M. Continuo
Malaysia's Anwar pleads not guilty to sodomy charge
KUALA LUMPUR (Reuters) - Malaysian opposition leader Anwar Ibrahim faced his 24-year old male accuser in court on Wednesday in a trial for sodomy that could see one of Asia's best-known politicians jailed for 20 years.
The 62-year denies the charge, which he says is a plot to end his democratic challenge to a government which has ruled the Southeast Asian country for 52 years.
In a court packed with journalists, Anwar supporters and foreign diplomats, one of Anwar's daughters shouted "repent" at former aide Saiful Bukhari Azlan as he entered the room.
Saiful identified Anwar as the person who had sodomised him in June 2008, saying the he had demanded sex in a condominium in uptown Kuala Lumpur.
"I was angry and afraid," Saiful told the court.
"I rejected his offer. I said I didn't want to do it," he said as the court proceedings were brought to an end with the defence lawyers asking for the case to proceed in camera.
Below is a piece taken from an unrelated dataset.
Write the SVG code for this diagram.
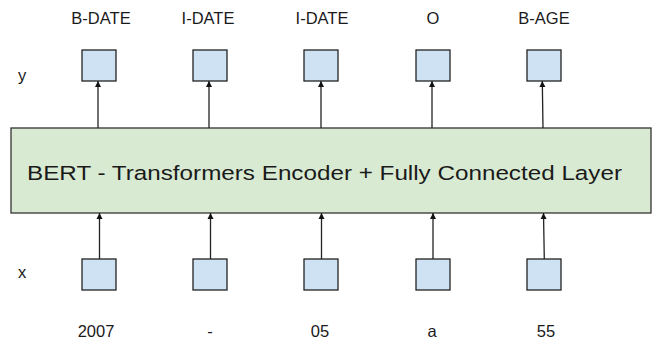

After Saiful's comments, two of Anwar's daughters reached to support their father while his wife put her arms around the daughters.
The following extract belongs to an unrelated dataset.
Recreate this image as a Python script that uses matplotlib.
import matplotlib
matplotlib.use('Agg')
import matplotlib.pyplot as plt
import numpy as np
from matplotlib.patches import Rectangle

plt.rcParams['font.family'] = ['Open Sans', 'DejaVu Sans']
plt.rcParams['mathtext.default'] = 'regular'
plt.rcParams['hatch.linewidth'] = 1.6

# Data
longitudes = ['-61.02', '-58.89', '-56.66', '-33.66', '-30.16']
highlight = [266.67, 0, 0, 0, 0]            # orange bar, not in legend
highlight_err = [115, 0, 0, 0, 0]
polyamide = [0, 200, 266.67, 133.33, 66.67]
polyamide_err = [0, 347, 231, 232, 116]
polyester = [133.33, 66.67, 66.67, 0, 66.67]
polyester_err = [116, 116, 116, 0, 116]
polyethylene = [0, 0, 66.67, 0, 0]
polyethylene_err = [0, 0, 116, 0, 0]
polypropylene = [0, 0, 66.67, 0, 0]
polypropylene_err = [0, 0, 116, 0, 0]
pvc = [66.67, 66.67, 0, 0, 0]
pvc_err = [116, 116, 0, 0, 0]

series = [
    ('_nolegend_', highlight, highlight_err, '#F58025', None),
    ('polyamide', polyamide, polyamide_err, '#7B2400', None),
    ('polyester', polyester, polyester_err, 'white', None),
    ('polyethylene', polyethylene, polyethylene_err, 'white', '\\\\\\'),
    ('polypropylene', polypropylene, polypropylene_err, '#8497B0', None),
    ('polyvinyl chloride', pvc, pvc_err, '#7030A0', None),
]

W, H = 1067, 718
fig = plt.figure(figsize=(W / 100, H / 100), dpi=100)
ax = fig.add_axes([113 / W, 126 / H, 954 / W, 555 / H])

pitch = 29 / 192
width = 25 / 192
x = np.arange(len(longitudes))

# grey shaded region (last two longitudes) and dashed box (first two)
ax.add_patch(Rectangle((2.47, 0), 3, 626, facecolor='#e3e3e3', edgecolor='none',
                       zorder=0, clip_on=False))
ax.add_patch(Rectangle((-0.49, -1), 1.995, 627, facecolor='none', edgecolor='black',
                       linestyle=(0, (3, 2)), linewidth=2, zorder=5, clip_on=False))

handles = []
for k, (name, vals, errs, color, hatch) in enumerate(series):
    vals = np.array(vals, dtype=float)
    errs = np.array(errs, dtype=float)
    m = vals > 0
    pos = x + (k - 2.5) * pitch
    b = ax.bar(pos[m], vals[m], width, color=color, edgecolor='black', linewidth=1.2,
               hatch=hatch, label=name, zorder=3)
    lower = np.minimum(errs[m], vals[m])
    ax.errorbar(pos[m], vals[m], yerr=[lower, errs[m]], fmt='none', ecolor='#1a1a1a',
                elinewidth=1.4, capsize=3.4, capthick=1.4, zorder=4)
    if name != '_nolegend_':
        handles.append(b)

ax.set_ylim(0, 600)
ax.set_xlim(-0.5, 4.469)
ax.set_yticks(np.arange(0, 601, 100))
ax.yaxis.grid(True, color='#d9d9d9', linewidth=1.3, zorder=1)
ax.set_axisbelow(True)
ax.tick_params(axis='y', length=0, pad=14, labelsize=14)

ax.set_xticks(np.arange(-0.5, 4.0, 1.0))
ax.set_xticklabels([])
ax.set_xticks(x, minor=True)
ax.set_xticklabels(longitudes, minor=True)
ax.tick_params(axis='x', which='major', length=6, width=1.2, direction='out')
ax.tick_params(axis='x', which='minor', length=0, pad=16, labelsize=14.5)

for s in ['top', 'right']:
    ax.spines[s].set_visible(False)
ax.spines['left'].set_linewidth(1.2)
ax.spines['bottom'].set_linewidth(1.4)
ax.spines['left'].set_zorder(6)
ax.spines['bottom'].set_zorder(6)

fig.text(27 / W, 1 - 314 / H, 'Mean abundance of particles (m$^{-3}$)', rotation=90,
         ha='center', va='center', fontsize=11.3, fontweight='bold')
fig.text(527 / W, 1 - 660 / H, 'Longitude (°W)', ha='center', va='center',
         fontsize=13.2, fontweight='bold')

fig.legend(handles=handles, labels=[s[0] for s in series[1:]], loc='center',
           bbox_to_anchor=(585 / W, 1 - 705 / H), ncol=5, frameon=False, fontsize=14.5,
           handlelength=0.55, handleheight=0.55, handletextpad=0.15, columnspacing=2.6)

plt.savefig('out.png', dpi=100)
SECOND SODOMY TRIAL FOR ANWAR
All homosexual acts are illegal in mainly Muslim Malaysia and Anwar was convicted of sodomy and sentenced to nine years in jail in 2000 in a trial that drew widespread condemnation, although the charge was later quashed.
Since his acquittal and return to parliament, Anwar has harried the government into dismissing its prime minister, who lead the National Front coalition to its worst ever showing in national and state elections in 2008.
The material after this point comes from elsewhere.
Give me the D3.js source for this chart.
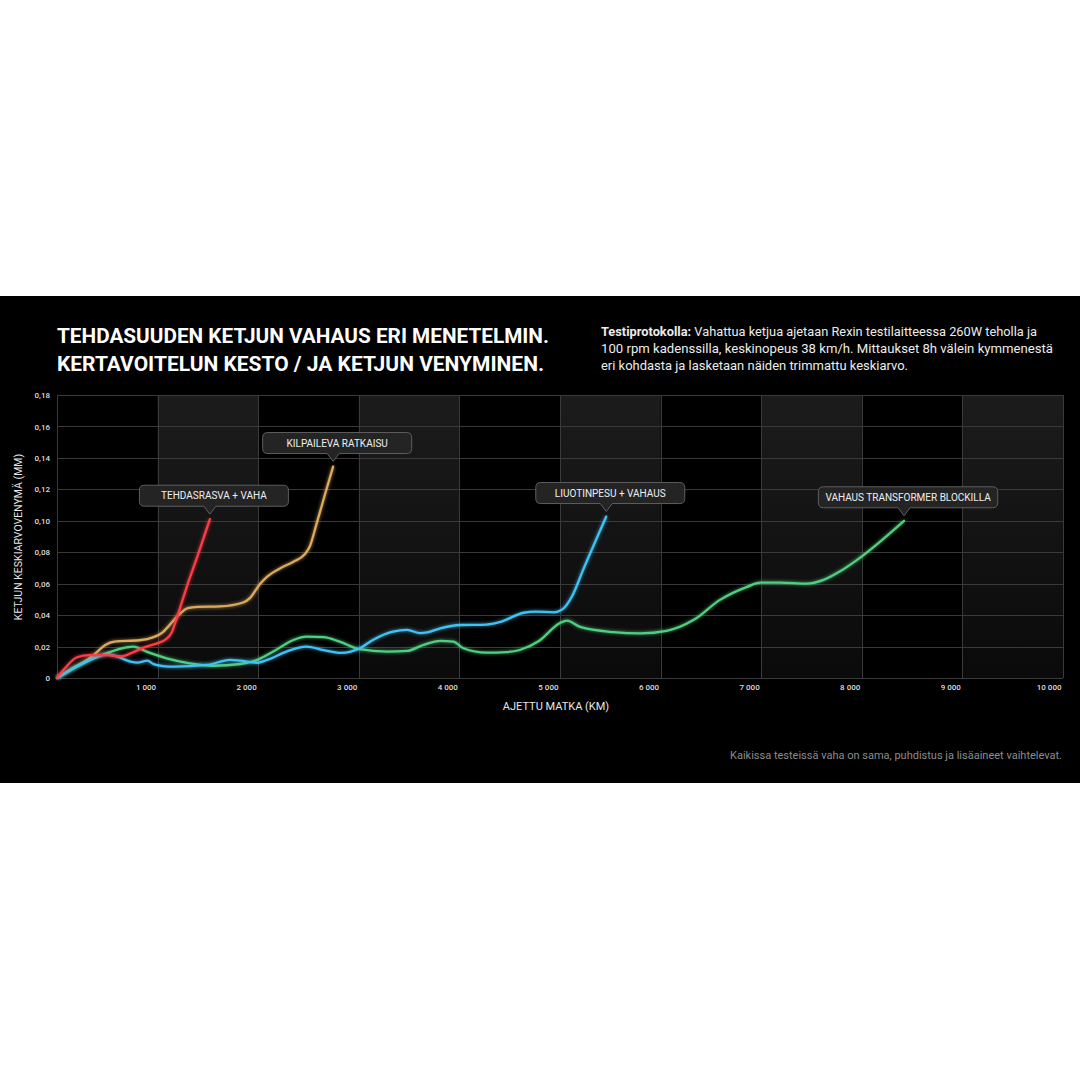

Despite the opposition's success in winning seven of nine by-elections since the 2008 polls, just 20 people gathered outside the court to shout "reformasi" (reform), the war cry of Anwar's 1998 movement that drew tens of thousands of protesters.
The new trial has cast a shadow over Prime Minister Najib Razak's efforts to win new foreign investment for Malaysia, which saw the third biggest outflow of portfolio investment of any emerging market country in 2009.
Malaysia has been hit by a slew of negative publicity after attacks on churches by Muslims opposed to a Catholic newspaper being allowed to use the word "Allah" for God, as well as for the sentencing of a Muslim woman to caning for drinking beer.
Anwar's case is likely to turn on disputed DNA evidence and medical testimony that his lawyers say is contradictory and which they have not been given access to.
The case was adjourned until Thursday.